The second workshop, co-hosted with the MIT Economics Department and the Mossavar-Rahmani Center for Business and Government, Harvard Kennedy School, will take place at the Harvard Kennedy School on October 5 from 1:30 p.m. to 4:45 p.m. ET.
The third workshop, co-hosted with the University of Chicago Law School, Coase Sandor Institute for Law and Economics, will take place on November 3 from 9 a.m. to 4:45 p.m.

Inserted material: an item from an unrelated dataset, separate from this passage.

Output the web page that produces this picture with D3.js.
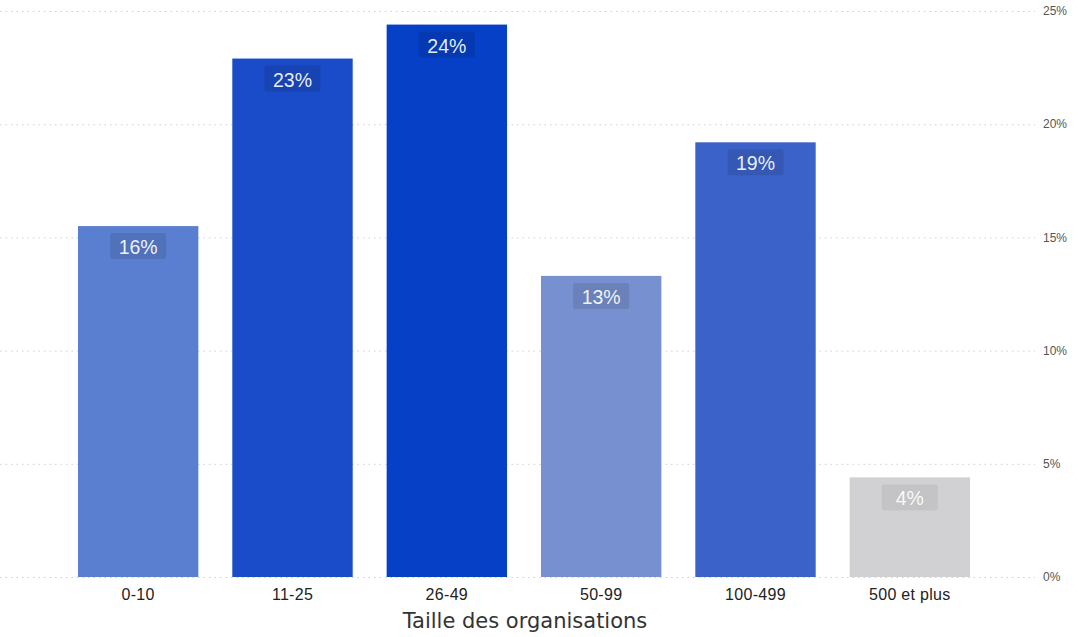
<!DOCTYPE html>
<html lang="fr">
<head>
  <meta charset="UTF-8">
  <title>Taille des organisations</title>
  <style>
    body { margin: 0; background: #fff; font-family: "Liberation Sans", Arial, sans-serif; }
    .grid line { stroke: #cfcfcf; stroke-dasharray: 1.5 4; }
    .grid path { display: none; }
  </style>
  <script src="https://d3js.org/d3.v7.min.js"></script>
</head>
<body>
  <div id="chart"></div>
  <script>
    const categories = ["0-10", "11-25", "26-49", "50-99", "100-499", "500 et plus"];
    const values = [15.5, 22.9, 24.4, 13.3, 19.2, 4.4];
    const labels = ["16%", "23%", "24%", "13%", "19%", "4%"];
    const colors = ["#5b7fd0", "#1a4bc8", "#0540c6", "#7690d0", "#3a62c8", "#d1d1d3"];
    const yTicks = [0, 5, 10, 15, 20, 25];

    const width = 1079, height = 637;
    const svg = d3.select("#chart").append("svg")
      .attr("width", width)
      .attr("height", height);

    const x = d3.scaleBand()
      .domain(categories)
      .range([61, 987])
      .paddingInner(0.22)
      .paddingOuter(0.11);

    const y = d3.scaleLinear()
      .domain([0, 25])
      .range([577, 11]);

    // dotted grid lines
    svg.append("g")
      .attr("class", "grid")
      .call(d3.axisRight(y).tickValues(yTicks).tickSize(1035).tickFormat(""))
      .call(g => g.select(".domain").remove());

    // right axis labels
    svg.append("g")
      .selectAll("text")
      .data(yTicks)
      .join("text")
      .attr("x", 1043)
      .attr("y", d => y(d))
      .attr("dy", "0.35em")
      .style("font-size", "12px")
      .style("fill", "#555")
      .text(d => d + "%");

    // bars
    svg.append("g")
      .selectAll("rect")
      .data(categories)
      .join("rect")
      .attr("x", d => x(d))
      .attr("y", (d, i) => y(values[i]))
      .attr("width", x.bandwidth())
      .attr("height", (d, i) => y(0) - y(values[i]))
      .attr("fill", (d, i) => colors[i]);

    // label boxes
    const lab = svg.append("g")
      .selectAll("g")
      .data(categories)
      .join("g")
      .attr("transform", (d, i) => `translate(${x(d) + x.bandwidth() / 2},${y(values[i]) + 7})`);

    lab.append("rect")
      .attr("x", -28)
      .attr("y", 0)
      .attr("width", 56)
      .attr("height", 26)
      .attr("rx", 2)
      .attr("fill", "#000")
      .attr("opacity", (d, i) => i === 5 ? 0.06 : 0.1);

    lab.append("text")
      .attr("y", 14)
      .attr("dy", "0.36em")
      .attr("text-anchor", "middle")
      .style("font-size", "19.5px")
      .style("fill", "#fff")
      .style("fill-opacity", 0.92)
      .text((d, i) => labels[i]);

    // x axis labels
    svg.append("g")
      .selectAll("text")
      .data(categories)
      .join("text")
      .attr("x", d => x(d) + x.bandwidth() / 2)
      .attr("y", 594)
      .attr("dy", "0.35em")
      .attr("text-anchor", "middle")
      .style("font-size", "16px")
      .style("letter-spacing", "0.3px")
      .style("fill", "#222")
      .text(d => d);

    svg.append("text")
      .attr("x", 525)
      .attr("y", 621)
      .attr("dy", "0.35em")
      .attr("text-anchor", "middle")
      .style("font-family", "'DejaVu Sans', sans-serif")
      .style("font-size", "21px")
      .style("fill", "#333")
      .text("Taille des organisations");
  </script>
</body>
</html>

CT.
California Department Of Justice
For all California Department of Justice press releases, visit https://oag.ca.gov/media/news.
California Attorney General Rob Bonta issued the following statement in support of the Federal Trade Commission’s federal lawsuit against Amazon
September 26, 2023 Press Release
“The Biden-Harris Administration has taken numerous actions to protect competition in the marketplace and lower costs for consumers. Today’s lawsuit by the FTC and 17 states against Amazon is a continuation of those important efforts. I welcome the FTC and sister states to this fight against Amazon. Misuse of monopoly power on the backs of consumers and workers deserves no place in our economy.”
Background on Attorney General Bonta’s Amazon Lawsuit:
- On September 14, 2022, Attorney General Bonta announced filing a lawsuit against Amazon in the Superior Court of California, County of San Francisco. The complaint alleges that Amazon violated California’s Unfair Competition Law and Cartwright Act by requiring merchants to enter into agreements that severely penalize them if their products are offered for a lower price off-Amazon.
- On March 30, 2023, Attorney General Bonta secured a favorable court ruling, which blocked Amazon’s request that California’s lawsuit against the company be dismissed.
- On April 14, 2023, Attorney General Bonta announced that the Superior Court decided to unredact portions of California’s complaint, revealing additional evidence that Amazon is blocking price competition in violation of state antitrust laws.
- Trial in California’s case is currently set for 2026.